Note that the buyer predicate includes an argument. Using a QueryFragment
, the entire predicate is self-contained because it supports not only SQL but also attributes and arguments, and is therefore reusable. If this were handled without QueryFragment
, then the builder of the overall query would have to know about how the predicate works, which violates encapsulation and reduces reusability.
The QueryFragment
feature allows users to divide and conquer query generation, as well as to reuse components of query generation more freely. This style of query generation is sometimes referred to as the specification pattern.
Each QueryFragment
has its own logical "namespace," which means that users don't have to worry about attribute or argument name overlap between QueryFragment
instances, even when used in the same query.
The following key features have been brought over from JDBI:
- Column mappers
- Row mappers
- Query customizers
- Pluggable template engines
- Custom arguments
That is a fine option, and may work for many businesses.

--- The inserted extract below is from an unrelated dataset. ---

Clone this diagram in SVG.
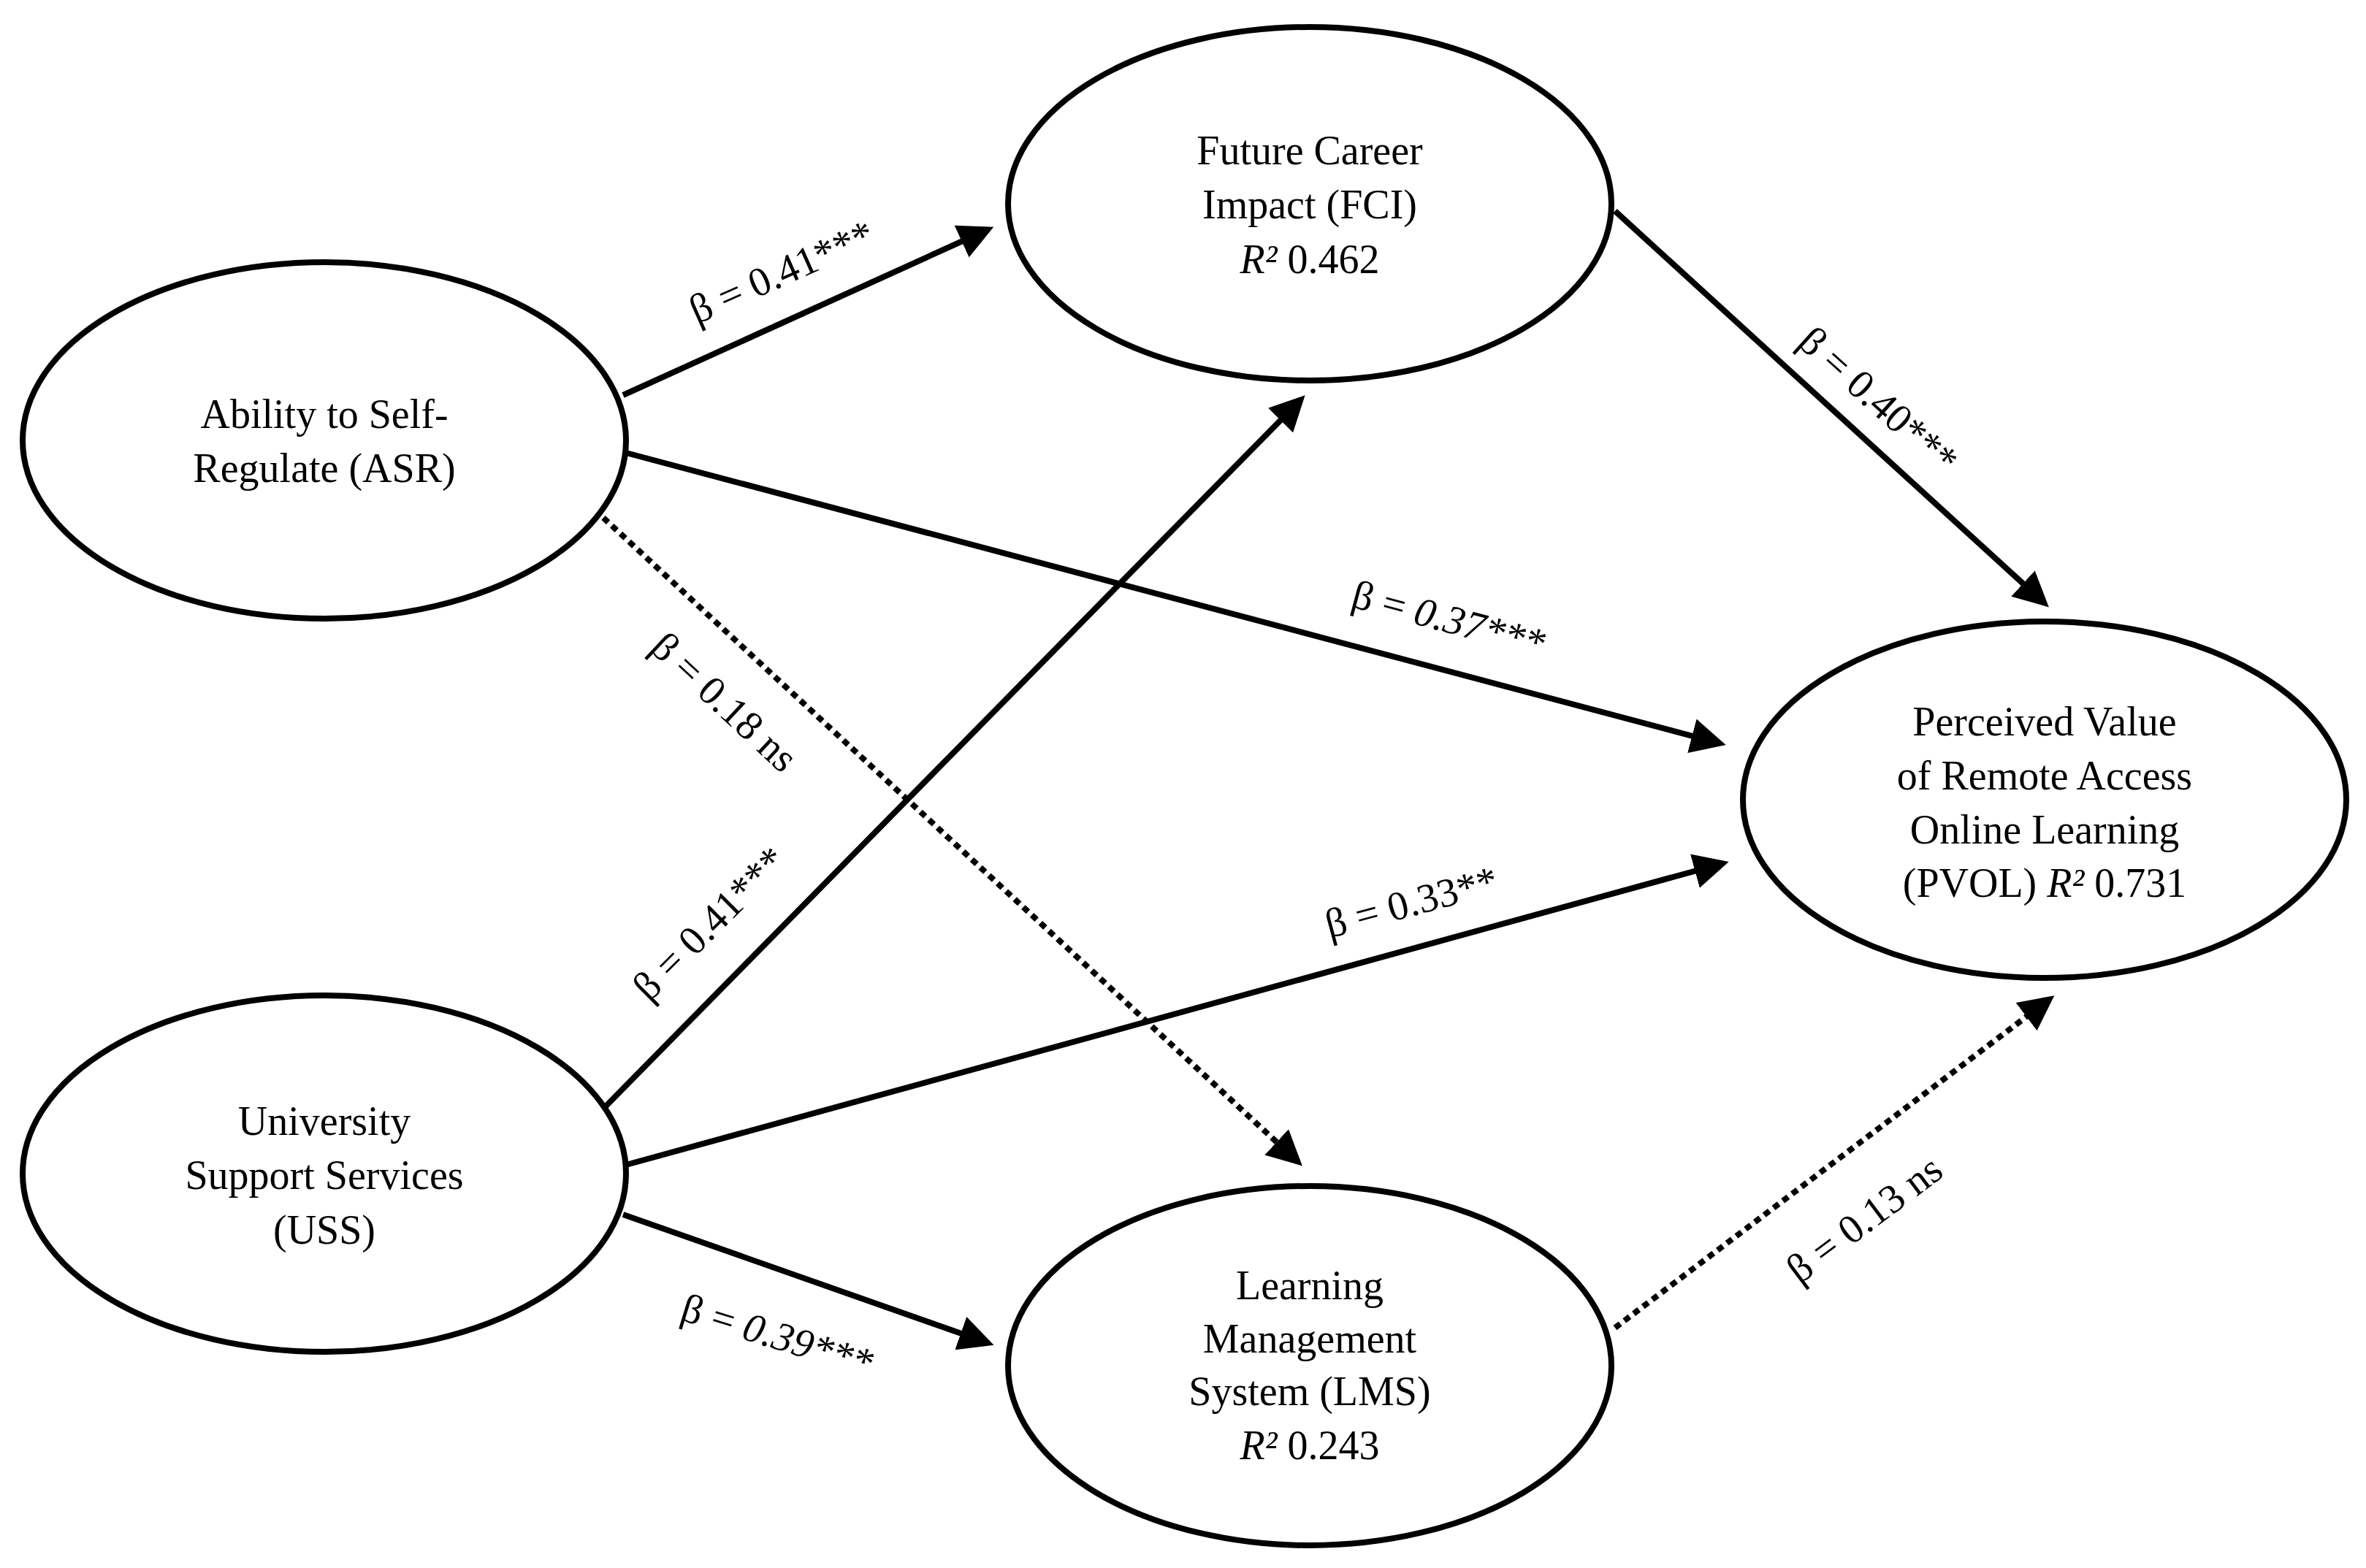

However, not all BigQuery features are available through the JDBC driver, and not all users are comfortable using a closed-source JDBC driver for their data lake. In short: feel free to use the JDBC option if it works for you, but it does not work for everyone.
More features, such as JDBI-style annotated methods, may be added to the library if there is demand.